It's money, of course. No one wants to pay for resilience/redundancy. I've launched over a dozen projects going back to 2008, clients simply refuse to pay for it, and you can't force them. They'd rather pinch their pennies, roll the dice and pray.

▲

stinkbeetle 3 hours ago | parent | next [-]

> It's money, of course.

100%

> No one wants to pay for resilience/redundancy. I've launched over a dozen projects going back to 2008, clients simply refuse to pay for it, and you can't force them. They'd rather pinch their pennies, roll the dice and pray.

Well, fly by night outfits will do that. Bigger operations like GitHub will try to do the math on what an outage costs vs what better reliability costs, and optimize accordingly.

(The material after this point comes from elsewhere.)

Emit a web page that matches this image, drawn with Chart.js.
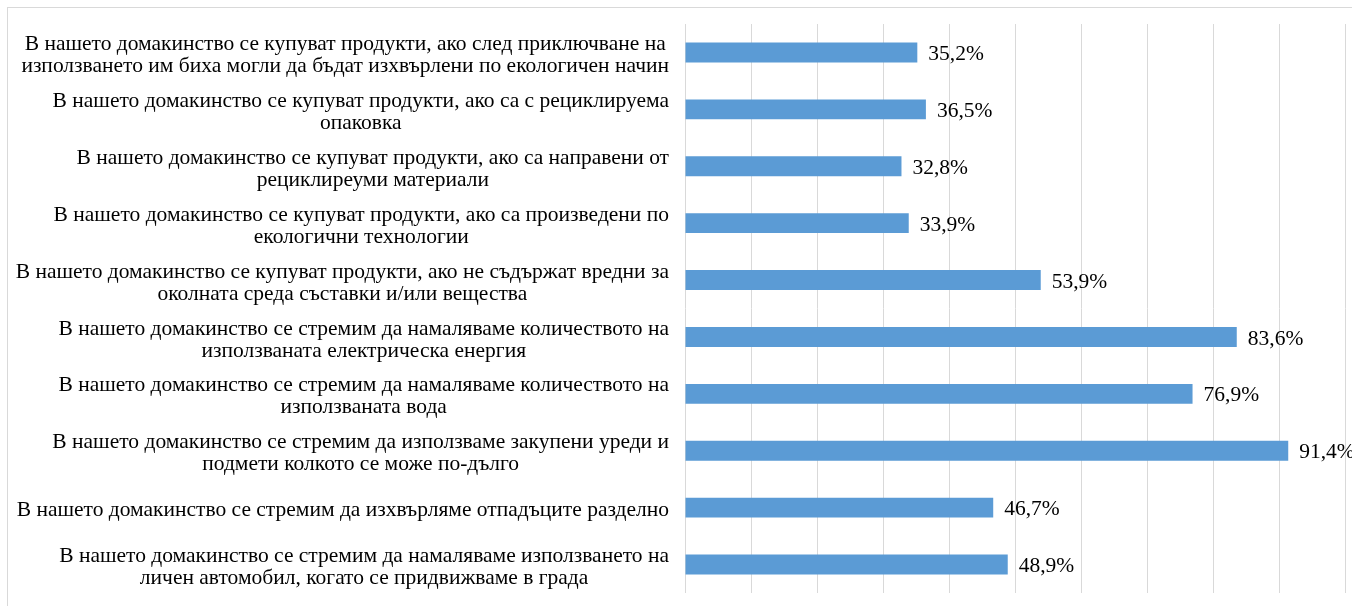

Look at a big bank or a big corporation's accounting systems, they'll pay millions just for the hot standby mainframes or minicomputers that, for most of them, would never be required.

▲

solid_fuel 33 minutes ago | parent | next [-]

> Bigger operations like GitHub will try to do the math on what an outage costs vs what better reliability costs, and optimize accordingly.

Used to, but it feels like there is no corporate responsibility in this country anymore. These monopolies have gotten so large that they don't feel any impact from these issues. Microsoft is huge and doesn't really have large competitors. Google and Apple aren't really competing in the source code hosting space in the same way GitHub is.

▲

Jenk 3 hours ago | parent | prev [-]

I've worked at many big banks and corporations. They are all held together with the proverbial sticky tape, bubblegum, and hope.

They do have multiple layers of redundancies, and thus have the big budgets, but they won't be kept hot, or there will be some critical flaws that all of the engineers know about but they haven't been given permission/funding to fix, and are so badly managed by the firm, they dgaf either and secretly want the thing to burn.

There will be sustained periods of downtime if their primary system blips.

They will all still be dependent on some hyper-critical system that nobody really knows how it works, the last change was introduced in 1988 and it (probably) requires a terminal emulator to operate.

	▲	stinkbeetle 3 hours ago \| parent [-]
		I've worked on software used by these and have been called in to help support from time to time. One customer which is a top single digit public company by market cap (they may have been #1 at the time, a few years ago) had their SAP systems go down once every few days. This wasn't causing a real monetary problem for them because their hot standby took over. They weren't using mainframes, just "big iron" servers, but each one would have been north of $5 million for the box alone, I guess on a 5ish year replacement schedule. Then there's all the networking, storage, licensing, support, and internal administration costs for it which would easily cost that much again. Now people will say SAP systems are made entirely of dict tape and bubblegum. But it all worked. This system ran all their sales/purchasing sites and portals and was doing a million dollars every couple of minutes so that all paid for itself many times over during the course of that bug. Cold standby would not have cut it. Especially since these big systems take many minutes to boot and HANA takes even longer to load from storage.

▲

lopatin 4 hours ago | parent | prev | next [-]

I agree that it's all money.

That's why it's always DNS right?

> No one wants to pay for resilience/redundancy

These companies do take it seriously, on the software side, but when it comes to configurations, what are you going to do:

Either play it by ear, or literally double your cloud costs for a true, real prod-parallel to mitigate that risk. It looks like even the most critical and prestigious companies in the world are doing the former.

	▲	macintux 2 hours ago \| parent [-]
		> Either play it by ear, or literally double your cloud costs for a true, real prod-parallel to mitigate that risk. There's also the problem that doubling your cloud footprint to reduce the risk of a single point of failure introduces new risks: more configuration to break, new modes of failure when both infrastructures are accidentally live and processing traffic, etc. Back when companies typically ran their own datacenters (or otherwise heavily relied on physical devices), I was very skeptical about redundant switches, fearing the redundant hardware would cause more problems than it solved.

▲

ForHackernews 4 hours ago | parent | prev [-]

Why should they? Honestly most of what we do simply does not matter that much. 99.9% uptime is fine in 99.999% of cases.

	▲	porridgeraisin 2 hours ago \| parent [-]
		This is true. But unfortunately the exact same process is used even for critical stuff (the crowdstrike thing for example). Maybe there needs to be a separate swe process for those things as well, just like there is for aviation. This means not using the same dev tooling, which is a lot of effort.